For two dedicated hypochondriacs like Louis and Vaucanson, the Bleeding Man was a representation of the ideal anatomy: a being crafted without the frailties of human existence.

But the artificial model was likewise running into glitches. Vaucanson’s trouble involved a lack of suitable material. Wood and other common materials had sufficed for his previous showpieces, but this new machine was an order of magnitude removed from tambourine players and ducks, and more on par with resurrecting a golem. A malleable, yet rigid agent had to be procured for the arteries and veins of the Bleeding Man. Adding to Vaucanson’s difficulties was the utter secrecy of the undertaking. He could not correspond with other scientists for suggestions.

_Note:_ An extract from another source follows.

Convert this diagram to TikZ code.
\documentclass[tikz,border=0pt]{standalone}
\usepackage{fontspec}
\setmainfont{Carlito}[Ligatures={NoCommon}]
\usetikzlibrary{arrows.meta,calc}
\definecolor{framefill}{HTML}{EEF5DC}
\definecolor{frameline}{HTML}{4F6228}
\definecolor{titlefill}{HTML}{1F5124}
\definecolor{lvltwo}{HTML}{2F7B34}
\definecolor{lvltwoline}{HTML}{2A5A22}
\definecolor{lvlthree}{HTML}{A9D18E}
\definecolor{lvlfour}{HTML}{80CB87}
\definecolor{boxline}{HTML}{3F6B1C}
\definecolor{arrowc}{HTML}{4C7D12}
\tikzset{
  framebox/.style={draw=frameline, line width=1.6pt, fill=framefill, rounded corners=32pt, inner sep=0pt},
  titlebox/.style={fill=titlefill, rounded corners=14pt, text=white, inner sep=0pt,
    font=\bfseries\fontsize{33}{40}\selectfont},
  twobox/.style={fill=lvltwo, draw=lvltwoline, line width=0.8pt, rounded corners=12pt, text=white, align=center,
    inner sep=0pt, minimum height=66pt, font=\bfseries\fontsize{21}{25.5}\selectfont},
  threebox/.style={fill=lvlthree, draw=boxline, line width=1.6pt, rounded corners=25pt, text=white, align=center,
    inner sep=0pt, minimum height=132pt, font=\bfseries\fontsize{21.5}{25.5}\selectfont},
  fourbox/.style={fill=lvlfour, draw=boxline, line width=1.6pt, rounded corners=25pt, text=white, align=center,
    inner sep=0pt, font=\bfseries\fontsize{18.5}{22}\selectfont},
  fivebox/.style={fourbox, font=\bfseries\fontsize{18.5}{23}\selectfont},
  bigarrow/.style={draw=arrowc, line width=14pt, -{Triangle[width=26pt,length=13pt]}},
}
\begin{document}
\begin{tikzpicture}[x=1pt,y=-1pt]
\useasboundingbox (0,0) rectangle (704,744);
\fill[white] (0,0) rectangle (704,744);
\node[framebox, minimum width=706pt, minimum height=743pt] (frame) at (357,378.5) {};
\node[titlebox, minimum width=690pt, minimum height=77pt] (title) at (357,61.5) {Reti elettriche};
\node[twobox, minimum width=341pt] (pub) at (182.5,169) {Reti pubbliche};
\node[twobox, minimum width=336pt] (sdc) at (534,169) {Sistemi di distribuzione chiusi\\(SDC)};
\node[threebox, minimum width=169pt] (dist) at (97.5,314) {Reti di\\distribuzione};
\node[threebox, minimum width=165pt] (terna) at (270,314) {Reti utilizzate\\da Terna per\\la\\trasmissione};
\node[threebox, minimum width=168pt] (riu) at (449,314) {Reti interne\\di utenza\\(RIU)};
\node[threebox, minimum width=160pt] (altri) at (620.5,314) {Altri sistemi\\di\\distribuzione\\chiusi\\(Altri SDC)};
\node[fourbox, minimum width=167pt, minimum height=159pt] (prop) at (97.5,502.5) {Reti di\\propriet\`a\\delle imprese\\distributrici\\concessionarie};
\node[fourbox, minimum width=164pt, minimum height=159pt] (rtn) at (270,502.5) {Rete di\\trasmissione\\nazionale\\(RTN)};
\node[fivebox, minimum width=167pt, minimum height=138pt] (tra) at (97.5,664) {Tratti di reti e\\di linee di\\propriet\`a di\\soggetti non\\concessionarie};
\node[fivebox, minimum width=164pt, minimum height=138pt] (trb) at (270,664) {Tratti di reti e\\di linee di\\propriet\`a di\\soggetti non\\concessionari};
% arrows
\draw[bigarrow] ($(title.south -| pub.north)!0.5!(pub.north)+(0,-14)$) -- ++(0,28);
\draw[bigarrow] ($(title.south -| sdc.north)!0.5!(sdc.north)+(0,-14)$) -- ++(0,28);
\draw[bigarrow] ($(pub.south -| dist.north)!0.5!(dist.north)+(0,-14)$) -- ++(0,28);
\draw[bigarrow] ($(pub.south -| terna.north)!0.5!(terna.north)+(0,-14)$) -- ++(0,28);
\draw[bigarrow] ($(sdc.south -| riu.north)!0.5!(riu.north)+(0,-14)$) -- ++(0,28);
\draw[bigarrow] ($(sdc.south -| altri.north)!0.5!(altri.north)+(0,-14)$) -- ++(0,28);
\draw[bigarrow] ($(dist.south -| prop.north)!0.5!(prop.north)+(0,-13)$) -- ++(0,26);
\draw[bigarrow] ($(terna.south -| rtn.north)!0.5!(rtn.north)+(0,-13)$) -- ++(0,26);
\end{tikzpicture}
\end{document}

Rubber was the solution to Vaucanson’s first problem. Charles Marie de la Condamine, a scientist and explorer, had found the substance in the South American jungles a few years earlier. Condamine returned to France with a sample of cahuchu, as Amazon tribes called it, delivering a paper on its properties to the Academie Royale des Sciences in 1736. The limited supply by then being imported to France, however, was not enough for Vaucanson’s purposes, and he asked the king for more. Louis launched a surreptitious rubber-gathering voyage to Guyana, then under French control, to bring as much rubber to Vaucanson as he desired.

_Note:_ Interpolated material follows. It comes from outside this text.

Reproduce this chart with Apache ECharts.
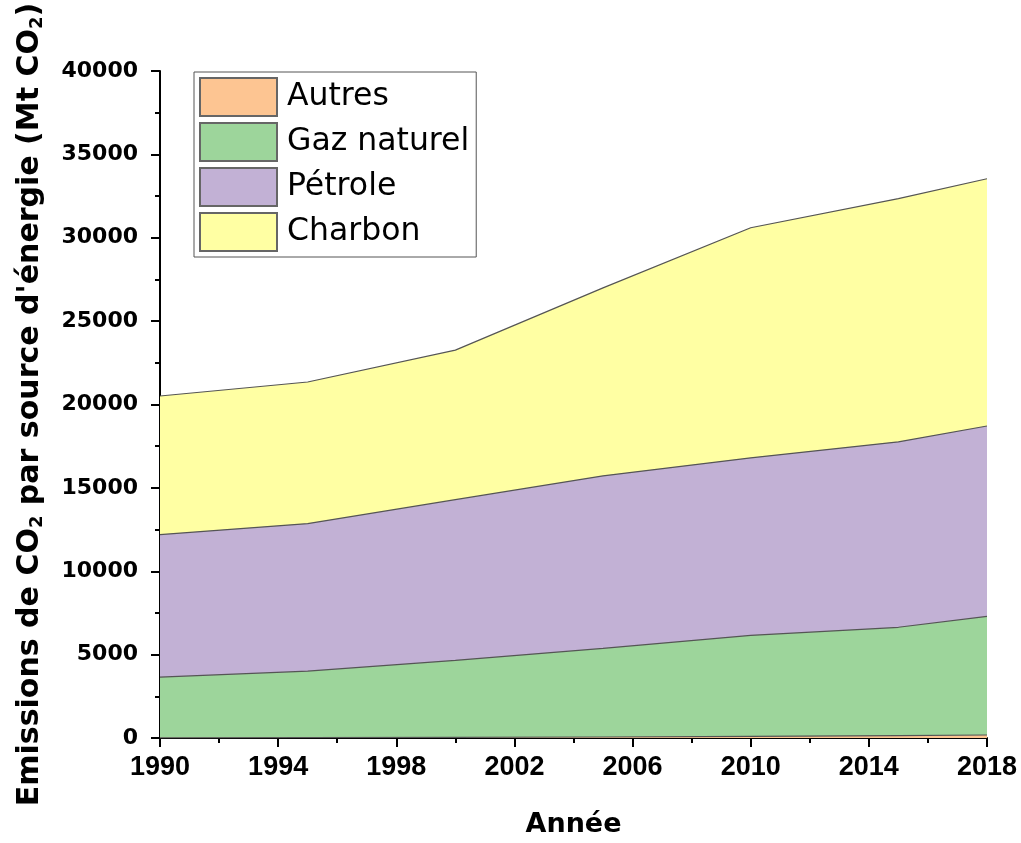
<!DOCTYPE html>
<html>
<head>
<meta charset="utf-8">
<script src="https://cdn.jsdelivr.net/npm/echarts@6/dist/echarts.min.js"></script>
<style>
  html, body { margin: 0; padding: 0; background: #fff; }
  #chart { width: 1021px; height: 843px; }
</style>
</head>
<body>
<div id="chart"></div>
<script>
// années des points de données
const years = [1990, 1995, 2000, 2005, 2010, 2015, 2018];
// Mt CO2 par source
const autres = [10, 20, 40, 60, 100, 140, 180];
const gaz = [3640, 3990, 4620, 5320, 6060, 6500, 7110];
const petrole = [8550, 8850, 9630, 10340, 10640, 11120, 11420];
const charbon = [8310, 8490, 8970, 11275, 13800, 14590, 14830];
const names = ["Autres", "Gaz naturel", "Pétrole", "Charbon"];
const colors = ["#fdc592", "#9dd59b", "#c2b1d5", "#ffffa3"];
const firstYear = 1990;

var chart = echarts.init(document.getElementById("chart"));

// stack "a la main" : avec deux axes value, le stack d'echarts empile sur x
var layers = [autres, gaz, petrole, charbon];
var cumul = [];
var run = years.map(() => 0);
layers.forEach(function (vals) {
  run = run.map((s, i) => s + vals[i]);
  cumul.push(run.slice());
});

function mkSeries(idx) {
  return {
    name: names[idx],
    type: "line",
    symbol: "none",
    lineStyle: { color: "#555", width: 1.2 },
    itemStyle: { color: colors[idx], borderColor: "#666", borderWidth: 1 },
    areaStyle: { color: colors[idx], opacity: 1 },
    data: years.map((y, i) => [y - firstYear, cumul[idx][i]])
  };
}

chart.setOption({
  animation: false,
  grid: { left: 160, right: 34, top: 71, bottom: 103 },
  legend: {
    orient: "vertical",
    left: 194,
    top: 72,
    padding: [5, 7, 5, 5],
    itemWidth: 77,
    itemHeight: 38,
    itemGap: 5,
    icon: "rect",
    borderColor: "#555",
    borderWidth: 1,
    data: names,
    textStyle: { fontFamily: "DejaVu Sans", fontSize: 31.5, color: "#000", padding: [0, 0, 0, 5] }
  },
  xAxis: {
    type: "value",
    min: 0,
    max: 28,
    interval: 4,
    name: "Année",
    nameLocation: "middle",
    nameGap: 73,
    nameTextStyle: { fontFamily: "DejaVu Sans", fontWeight: "bold", fontSize: 27, color: "#000" },
    axisLine: { lineStyle: { color: "#000", width: 2 } },
    axisTick: { length: 9, lineStyle: { color: "#000", width: 2 } },
    minorTick: { show: true, splitNumber: 2, length: 5, lineStyle: { color: "#000", width: 2 } },
    splitLine: { show: false },
    axisLabel: {
      margin: 16,
      fontFamily: "Liberation Sans",
      fontWeight: "bold",
      fontSize: 27,
      color: "#000",
      formatter: v => String(v + firstYear)
    }
  },
  yAxis: {
    type: "value",
    min: 0,
    max: 40000,
    interval: 5000,
    name: "{a|Emissions de CO}{s|2}{a| par source d'énergie (Mt CO}{s|2}{a|)}",
    nameLocation: "middle",
    nameGap: 114,
    nameTextStyle: {
      rich: {
        a: { fontFamily: "DejaVu Sans", fontWeight: "bold", fontSize: 30, color: "#000" },
        s: { fontFamily: "DejaVu Sans", fontWeight: "bold", fontSize: 18, color: "#000", padding: [14, 0, 0, 0] }
      }
    },
    axisLine: { show: true, lineStyle: { color: "#000", width: 2 } },
    axisTick: { show: true, length: 9, lineStyle: { color: "#000", width: 2 } },
    minorTick: { show: true, splitNumber: 2, length: 5, lineStyle: { color: "#000", width: 2 } },
    splitLine: { show: false },
    axisLabel: {
      margin: 22,
      fontFamily: "DejaVu Sans",
      fontWeight: "bold",
      fontSize: 22,
      color: "#000",
      formatter: v => String(v)
    }
  },
  // ordre de dessin : la couche la plus haute d'abord
  series: [mkSeries(3), mkSeries(2), mkSeries(1), mkSeries(0)]
});
</script>
</body>
</html>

David Brewster’s 1832 Letters on Natural Magic offers an altered version: “It was agreed that a skillful anatomist should proceed to Guiana to superintend the construction of the blood-vessels, and the king not only approved it but had given orders for, the voyage.” Instead of rubber being imported to France, the king would deploy a scientist into the jungles to make the artificial man’s innards and these would then be sent by steamer back to Vaucanson. Regardless, the Guyana expedition was embarked on and a king-sponsored ship crossed the ocean for the sake of the Bleeding Man’s completion. As with Le Cat’s blueprint, Vaucanson also hoped that rubber would allow him to mold vocal chords for his contraption: The Bleeding Man, as he fancied him, would also be endowed with speech.

For sundry reasons, the plot to import rubber, and hence the automaton itself, was a failure. The Bleeding Man was at no point a very real feasibility. That didn’t stop the crowned-head of a world power and one of the great scientists of his age from their conspiracy to conjure a human replicant.

Louis’s consuming pursuit for the man-machine became overshadowed by national concerns. While praised for his support of the sciences, his reign was a hodgepodge of minor wars and failed treaties. He perished of smallpox in 1774. Unlike previous monarchs, his heart was not removed and preserved; fearing contamination, quicklime and alcohol was poured directly into his coffin by attendants.

Vaucanson also hoped that rubber would allow him to mold vocal chords for his contraption: The Bleeding Man, as he fancied him, would also be endowed with speech.

Ruthless in his drive for mechanical perfection, Vaucanson was unanimously called a difficult man. Among his many assistants who didn’t leave in fury, Herve Foucault (his grandson would invent the namesake Pendulum) likened his cold, inflexible personality to that of an automaton itself. Vaucanson fiddled off and on with the man-machine until his death in 1782, but officially he was done with the king’s impossible scientific dream, remarking only that he was “disgusted” with his involvement. Whether that disgust came from the sacrilegious nature of their cloning venture, or out of frustration at the unavailable resources needed to perfect the Bleeding Man, he never did elaborate.

In a 1790 allegory of the French Revolution, Francois-Felix Nagaret published “Le Miroir des événemens actuels, ou la belle au plus offrant,” or The Looking Glass of Actuality. Nagaret was influenced by the astounding mechanical beings of his day, chiefly those made by Jacques de Vaucanson. The work is about the invention of an automaton that is brought to life. Its inventor went by the name of Frankenstein.